Only a few weeks after Norway’s Conservative-led government teetered on the brink of collapse, it has taken a turn to the right with appointments that include putting a climate change skeptic in charge of the ministry that governs Svalbard – a responsibility he admits he was unaware of when he started the job Tuesday.
New leaders were also appointed to the Ministry of Foreign Affairs and Ministry of Petroleum and Energy, both of whom also play a role in shaping Svalbard policy.
Per-Willy Amundsen, 45, the new Minister of Justice and Public Security, has declared climate change a ruse to implement socialist policies and it is “madness to spend billions on a hypothesis that the warming is man-made.” He has also expressed rigidly anti-Islamic and anti-immigration views. He was evasive in media interviews this week when asked if he still supports those and other controversial statements.
“I think that there is very little interest in getting into to individual statements and comments that were made several years ago,” he told Aftenposten. “Now I’m the Minister of Justice and will implement government policies.”
Amundsen told NRK on Wednesday he was unaware that his appointment puts him in charge of Norway’s Polar Affairs Department, which has administrative oversight of Svalbard.
“I’ve been a minister for just over a half day,” he said. “I have a lot I need to get myself into and that’s what I’m going to give priority to in the coming days.”
Amundsen, who replaces Anders Anundsen as minister, is part of the national conservative wing of Norway’s Progress Party.

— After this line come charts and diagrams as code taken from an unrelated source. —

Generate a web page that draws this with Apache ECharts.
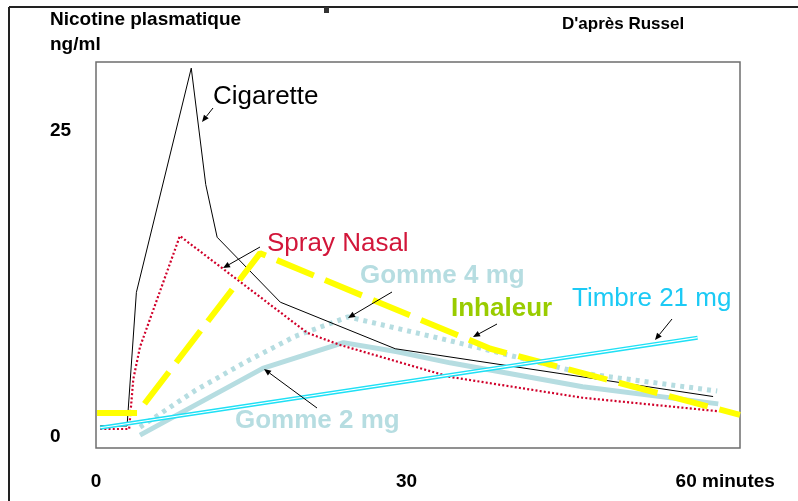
<!DOCTYPE html>
<html>
<head>
<meta charset="utf-8">
<script src="https://cdn.jsdelivr.net/npm/echarts@6/dist/echarts.min.js"></script>
<style>
  html, body { margin: 0; padding: 0; background: #fff; }
  #main { width: 798px; height: 501px; }
</style>
</head>
<body>
<div id="main"></div>
<script>
// minutes / ng/ml
var cigarette = [[0.4, 0.9], [3.0, 0.9], [3.9, 11.8], [9.2, 30.1], [10.6, 20.6], [11.7, 16.3], [17.8, 11.0], [28.9, 7.2], [59.6, 3.3]];
var sprayNasal = [[0.4, 0.65], [3.2, 0.65], [3.6, 4.7], [4.25, 7.35], [8.1, 16.4], [20.4, 8.5], [23.6, 7.5], [34.2, 4.9], [47.0, 3.2], [60.1, 2.1]];
var inhaleur = [[0.1, 1.96], [4.0, 1.96], [15.85, 15.0], [38.1, 7.2], [62.2, 1.8]];
var gomme4 = [[4.25, 0.8], [9.6, 3.8], [14.4, 6.1], [19.2, 8.2], [24.35, 9.8], [34.2, 7.85], [47.0, 5.2], [60.0, 3.75]];
var gomme2 = [[4.25, 0.15], [16.1, 5.6], [23.9, 7.7], [29.1, 6.95], [34.2, 6.05], [47.0, 4.1], [60.1, 2.7]];
var timbre = [[0.4, 0.75], [58.1, 8.1]];

var xTicks = [0, 30, 60];
var yTicks = [0, 25];

var chartDom = document.getElementById('main');
var myChart = echarts.init(chartDom);

var font = 'Liberation Sans, Arial, sans-serif';

function arrow(x1, y1, x2, y2) {
  var a = Math.atan2(y2 - y1, x2 - x1);
  var len = 7, w = 3;
  var bx = x2 - len * Math.cos(a), by = y2 - len * Math.sin(a);
  return [
    { type: 'line', shape: { x1: x1, y1: y1, x2: bx, y2: by }, style: { stroke: '#000', lineWidth: 1 }, z: 20 },
    { type: 'polygon', shape: { points: [[x2, y2], [bx + w * Math.sin(a), by - w * Math.cos(a)], [bx - w * Math.sin(a), by + w * Math.cos(a)]] }, style: { fill: '#000' }, z: 20 }
  ];
}

function label(txt, x, y, color, bold) {
  return { type: 'text', left: x, top: y - 15, z: 20,
    style: { text: txt, fill: color, font: (bold ? 'bold ' : '') + '26px ' + font } };
}

var graphics = [
  { type: 'line', shape: { x1: 9, y1: 7, x2: 798, y2: 7 }, style: { stroke: '#222', lineWidth: 2 } },
  { type: 'line', shape: { x1: 9, y1: 7, x2: 9, y2: 501 }, style: { stroke: '#222', lineWidth: 2 } },
  { type: 'rect', shape: { x: 324, y: 7, width: 5, height: 6 }, style: { fill: '#333' } },
  { type: 'text', left: 50, top: 10, style: { text: 'Nicotine plasmatique', fill: '#000', font: 'bold 19px ' + font } },
  { type: 'text', left: 50, top: 35, style: { text: 'ng/ml', fill: '#000', font: 'bold 19px ' + font } },
  { type: 'text', left: 562, top: 16, style: { text: "D'après Russel", fill: '#000', font: 'bold 17px ' + font } },
  label('Cigarette', 213, 99, '#000', false),
  label('Spray Nasal', 267, 246, '#d2163a', false),
  label('Gomme 4 mg', 360, 278, '#b6dde1', true),
  label('Inhaleur', 451, 311, '#99cc00', true),
  label('Timbre 21 mg', 572, 301, '#1ccaf5', false),
  label('Gomme 2 mg', 235, 423, '#b6dde1', true)
].concat(
  arrow(213, 108, 202, 122),
  arrow(260, 247, 223, 268),
  arrow(392, 292, 348, 318),
  arrow(497, 324, 473, 337),
  arrow(672, 319, 655, 340),
  arrow(317, 408, 264, 369)
);

myChart.setOption({
  animation: false,
  backgroundColor: '#fff',
  grid: {
    left: 96, right: 58, top: 62, bottom: 53,
    show: true, borderColor: '#6e6e6e', borderWidth: 1.5,
    outerBoundsMode: 'none'
  },
  xAxis: {
    type: 'value', min: 0, max: 62.2,
    axisLine: { show: false }, axisTick: { show: false }, splitLine: { show: false },
    axisLabel: {
      customValues: xTicks, margin: 24,
      color: '#000', fontFamily: font, fontWeight: 'bold', fontSize: 19,
      formatter: function (v) { return v === 60 ? '{m|60 minutes}' : String(v); },
      rich: { m: { color: '#000', fontFamily: font, fontWeight: 'bold', fontSize: 19, padding: [0, 0, 0, 16] } }
    }
  },
  yAxis: {
    type: 'value', min: -0.9, max: 30.6,
    axisLine: { show: false }, axisTick: { show: false }, splitLine: { show: false },
    axisLabel: {
      customValues: yTicks, margin: 46, align: 'left',
      color: '#000', fontFamily: font, fontWeight: 'bold', fontSize: 19
    }
  },
  series: [
    { name: 'Gomme 4 mg', type: 'line', data: gomme4, symbol: 'none',
      lineStyle: { color: '#b6dde1', width: 5, type: [4, 5] } },
    { name: 'Gomme 2 mg', type: 'line', data: gomme2, symbol: 'none',
      lineStyle: { color: '#b6dde1', width: 5 } },
    { name: 'Spray Nasal', type: 'line', data: sprayNasal, symbol: 'none',
      lineStyle: { color: '#d0002a', width: 2.2, type: [2, 2.2] } },
    { name: 'Cigarette', type: 'line', data: cigarette, symbol: 'none',
      lineStyle: { color: '#000', width: 1 } },
    { name: 'Inhaleur', type: 'line', data: inhaleur, symbol: 'none',
      lineStyle: { color: '#ffff00', width: 6, type: [40, 12] } },
    { name: 'Timbre 21 mg', type: 'line', data: timbre, symbol: 'none',
      lineStyle: { color: '#1ee0f5', width: 4 } },
    { name: 'Timbre 21 mg', type: 'line', data: timbre, symbol: 'none',
      lineStyle: { color: '#ffffff', width: 1.2 } }
  ],
  graphic: graphics
});

window.onresize = function () { myChart.resize(); };
</script>
</body>
</html>
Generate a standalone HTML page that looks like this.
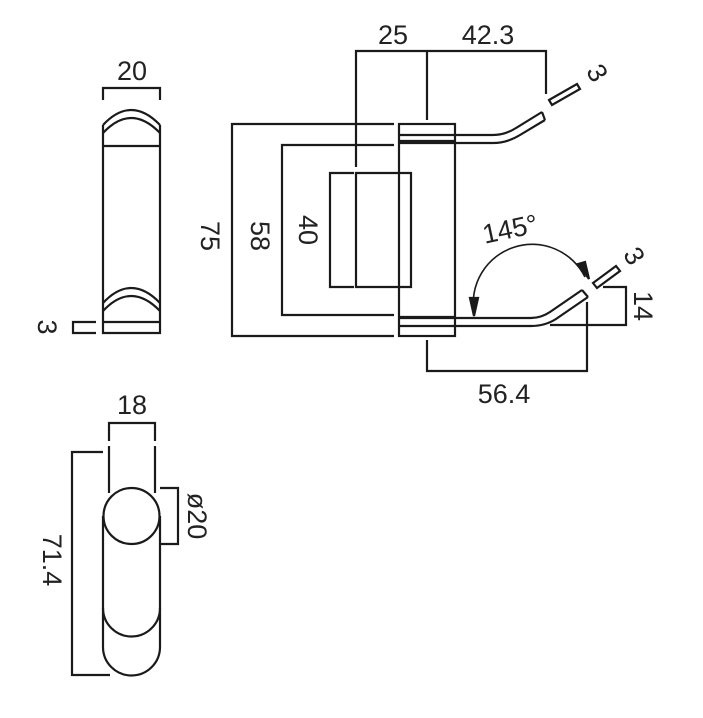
<!DOCTYPE html>
<html><head><style>body{margin:0;background:#fff}svg{display:block}text{font-family:"Liberation Sans",sans-serif;font-size:27px;fill:#222}</style></head>
<body>
<svg width="703" height="718" viewBox="0 0 703 718" fill="none" stroke="#1a1a1a" stroke-width="2.2">
<path d="M103 100V88H160V100"/>
<text x="132" y="80" text-anchor="middle" stroke="none">20</text>
<path d="M103 125V333H160V125"/>
<path d="M103 125Q131 95 160 125"/>
<path d="M103 133Q131 103 160 133"/>
<path d="M103 146H160"/>
<path d="M103 303Q131 273 160 303"/>
<path d="M103 311Q131 281 160 311"/>
<path d="M103 322H160"/>
<path d="M96 322H73V333H96"/>
<text transform="translate(47,327) rotate(90)" text-anchor="middle" stroke="none" dy="9">3</text>

<path d="M356 167V51H546V94"/>
<path d="M427 51V120"/>
<text x="393" y="44" text-anchor="middle" stroke="none">25</text>
<text x="488" y="44" text-anchor="middle" stroke="none">42.3</text>
<rect x="399" y="124" width="56" height="212"/>
<path d="M399 135H493Q505 135 516 128L542 112"/>
<path d="M399 143H493Q507 143 520 135L545 120"/>
<path d="M542 112L545 120" />
<path d="M399 141H455M399 317H455"/>
<path d="M549 100L577 84L580 89L552 105Z"/>
<text transform="translate(597,73) rotate(60)" text-anchor="middle" stroke="none" dy="9">3</text>
<path d="M394 124H232V336H394"/>
<path d="M394 145H282V315H394"/>
<text transform="translate(210,236) rotate(90)" text-anchor="middle" stroke="none" dy="9">75</text>
<text transform="translate(260,236) rotate(90)" text-anchor="middle" stroke="none" dy="9">58</text>
<text transform="translate(308,230) rotate(90)" text-anchor="middle" stroke="none" dy="9">40</text>
<path d="M354 173H330V287H354"/>
<path d="M356 173H411V287H356Z"/>
<path d="M399 318H531Q541 318 550 312L582 290"/>
<path d="M399 326H531Q545 326 556 319L588 297"/>
<path d="M582 290L588 297"/>
<path d="M593 283L616 266L620 271L597 288Z"/>
<text transform="translate(634,256) rotate(60)" text-anchor="middle" stroke="none" dy="9">3</text>
<path d="M474 313A59 59 0 0 1 585 277" stroke-width="1.6"/>
<path d="M470 298L478 298L474 316Z" fill="#1a1a1a"/>
<path d="M578 264L585 262L589 279Z" fill="#1a1a1a"/>
<text transform="translate(512,238) rotate(-12)" text-anchor="middle" stroke="none">145°</text>
<path d="M603 287H626V325H550"/>
<text transform="translate(643,306) rotate(90)" text-anchor="middle" stroke="none" dy="9">14</text>
<path d="M427 340V371H587V302"/>
<text x="504" y="403" text-anchor="middle" stroke="none">56.4</text>

<path d="M109 441V423H155V441"/>
<text x="132" y="414" text-anchor="middle" stroke="none">18</text>
<path d="M109 446V493M155 446V493"/>
<path d="M103 452H72V675H110"/>
<text transform="translate(52,560) rotate(90)" text-anchor="middle" stroke="none" dy="9">71.4</text>
<path d="M103 516V647A28.5 28.5 0 0 0 160 647V516"/>
<path d="M103 608A28.5 28.5 0 0 0 160 608"/>
<circle cx="131.5" cy="516" r="28" fill="#fff"/>
<path d="M160 488H178V544H160"/>
<text transform="translate(197,516) rotate(90)" text-anchor="middle" stroke="none" dy="9">ø20</text>
</svg>
</body></html>
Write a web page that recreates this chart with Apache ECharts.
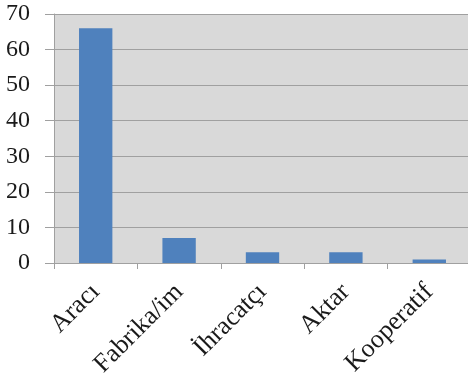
<!DOCTYPE html>
<html><head><meta charset="utf-8">
<script src="https://cdn.jsdelivr.net/npm/echarts@6/dist/echarts.min.js"></script>
<style>html,body{margin:0;padding:0;background:#fff}#c{width:468px;height:383px}</style>
</head><body><div id="c"></div>
<script>
const categories = ['Aracı', 'Fabrika/im', 'İhracatçı', 'Aktar', 'Kooperatif'];
const values = [66, 7, 3, 3, 1];
const yTicks = [0, 10, 20, 30, 40, 50, 60, 70];

const FONT = '"Liberation Serif", "Times New Roman", serif';
const chart = echarts.init(document.getElementById('c'));
chart.setOption({
  animation: false,
  grid: {left: 54, top: 14, right: -3, bottom: 120, show: true, backgroundColor: '#d9d9d9', borderWidth: 0, outerBoundsMode: 'none', containLabel: false},
  xAxis: {
    type: 'category', data: categories,
    axisLine: {lineStyle: {color: '#a0a0a0', width: 1}},
    axisTick: {show: true, length: 6, lineStyle: {color: '#a0a0a0'}},
    axisLabel: {rotate: 45, margin: 25, color: '#1a1a1a', fontFamily: FONT, fontSize: 26}
  },
  yAxis: {
    type: 'value', min: yTicks[0], max: yTicks[yTicks.length - 1], interval: 10,
    axisLine: {show: true, lineStyle: {color: '#a0a0a0'}},
    axisTick: {show: true, length: 9, lineStyle: {color: '#a0a0a0'}},
    splitLine: {lineStyle: {color: '#a0a0a0', width: 1}},
    axisLabel: {margin: 24, color: '#1a1a1a', fontFamily: FONT, fontSize: 24}
  },
  series: [{
    type: 'bar', data: values, barWidth: '40%',
    itemStyle: {color: '#4f81bd'}
  }]
});
</script></body></html>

The party suggested last year that refugees being accepted into Norway should be sent to a camp in Svalbard.
He was appointed state secretary by Prime Minister Erna Solberg after the 2013 parliamentary election. His subsequent appointment as justice minister drew sharply contrasting reactions from party officials who during November and early December engaged in a tumultuous battle over the 2017 budget that threatened to topple Solberg and her cabinet.
“There are now two ministers in the same ministry, immigration minister Sylvi Listhaug and Justice Minister Per-Willy Amundsen, both of whom are climate change deniers and have a history of rhetoric about immigration that is not unifying,” Liberal Party Leader Trine Skei Grande told Aftenposten.
The Liberal Party is part of Norway’s four-party ruling coalition and her remarks were attacked by members from other parties.
“Grande’s statements violate our democratic tradition,” Christian Tybring-Gjedde, a Progress Party member, told the newspaper. “She has become a climate inquisitor. Either you confess you to her believe in climate change or otherwise you are considered infidels.”
“Per-Willy is knowledgeable and engaged. He appeals to the party’s core voters.”
The new other appointments this week include naming Terje Soeviknes of the Progress Party the minister of petroleum and energy, and Frank Bakke-Jensen of the Conservative Party as foreign minister. Both also attracted criticism, including from Knut Arild Hareide, head of the Christian Democrat party that is the fourth party in the ruling coalition.
“This is not an invitation to the center, perhaps the opposite,” he told Reuters.
The appointments come nine months before the next parliamentary election.